Jeff Hughes (born August 20, 1984, in Covington, Kentucky) is an American former professional soccer player who is currently the head academy coach for City SC in Carlsbad, California.

==Career==

===Youth and college===
Growing up in Northern Kentucky, Hughes set several area records for goals scored while playing at Holmes High School. During his senior season, he set the Region record for goals scored in a season and was voted 2001 Northern Kentucky Player of the Year. After high school Hughes chose to play soccer for NCAA Division I Western Michigan University, and then later transferred to the University of Cincinnati at the end of his sophomore year.

===Professional===
Hughes left the college ranks after just one season with the UC Bearcats, forfeiting his remaining NCAA eligibility to play professionally. Originally he signed with the Second Bundesliga club TSV 1860 München, but soon after, he returned to the US and found a home with the USL Second Division team Cincinnati Kings. During the 2006 season, the Kings traded Hughes to the North Carolina–based Wilmington Hammerheads. After just over a year with Wilmington, he left to join the Pittsburgh Riverhounds for the 2008 season.

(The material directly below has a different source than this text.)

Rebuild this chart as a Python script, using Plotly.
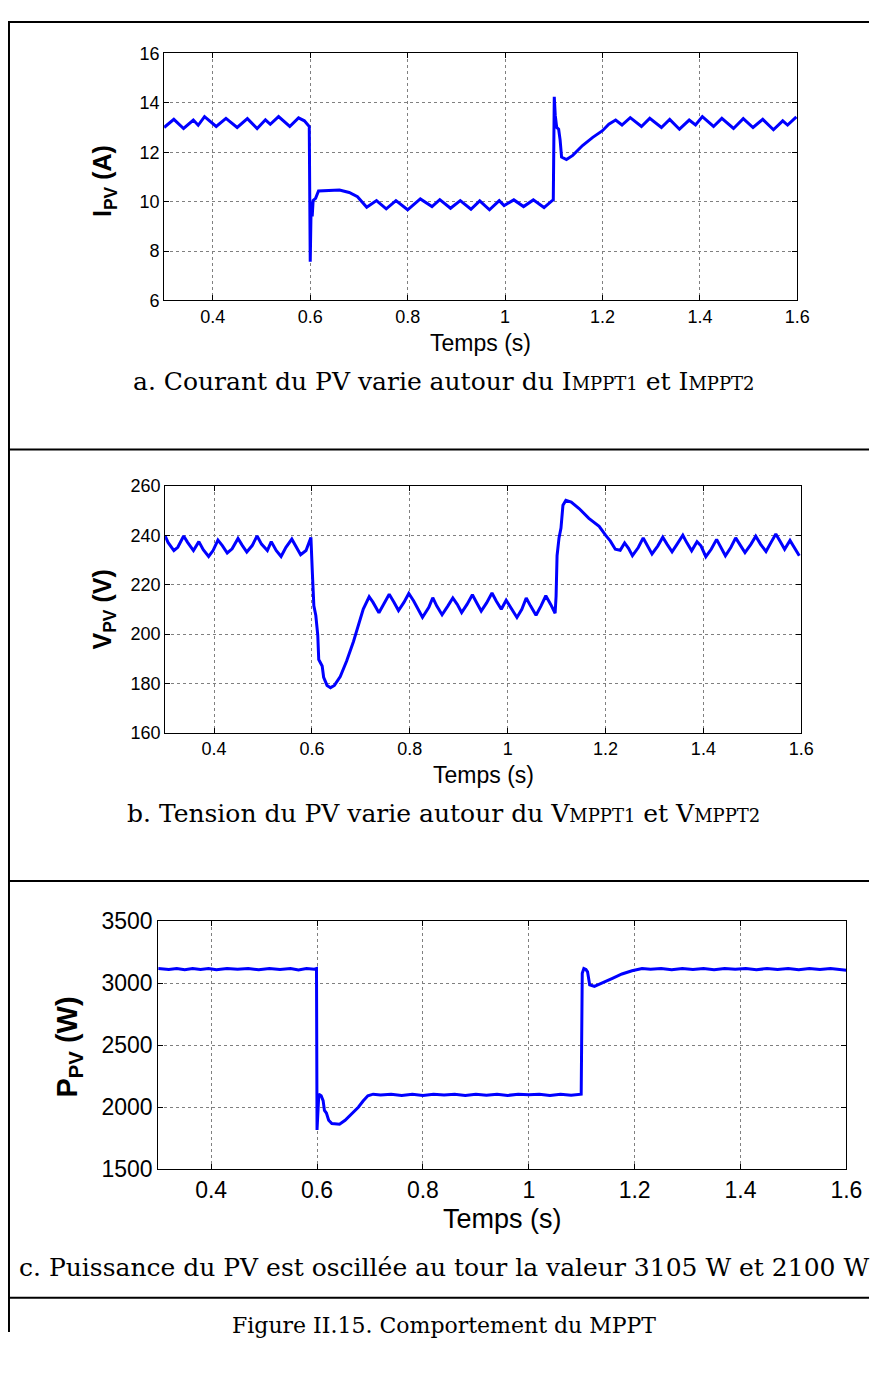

After the close of the 2008 season, he signed with 1790 Cincinnati in the Professional Arena Soccer League, where he was named 2nd team PASL. He returned to the Riverhounds for 2009, but was released from his contract at the end of the season.

Having been unable to secure a professional contract elsewhere, Hughes returned to play for the Cincinnati Kings in the USL Premier Development League in 2010.

Jeff signed for the Major Indoor Soccer League club, the Syracuse Silver Knights in 2011.

Hughes signed on to be a midfielder and the head coach of the Cincinnati Kings of the Professional Arena Soccer League for the 2012–13 season. Although he led the Kings to qualify for the postseason and was the team's leading scorer, he was released on January 25, 2013. Hughes signed with the Missouri Comets of the Major Indoor Soccer League the same day.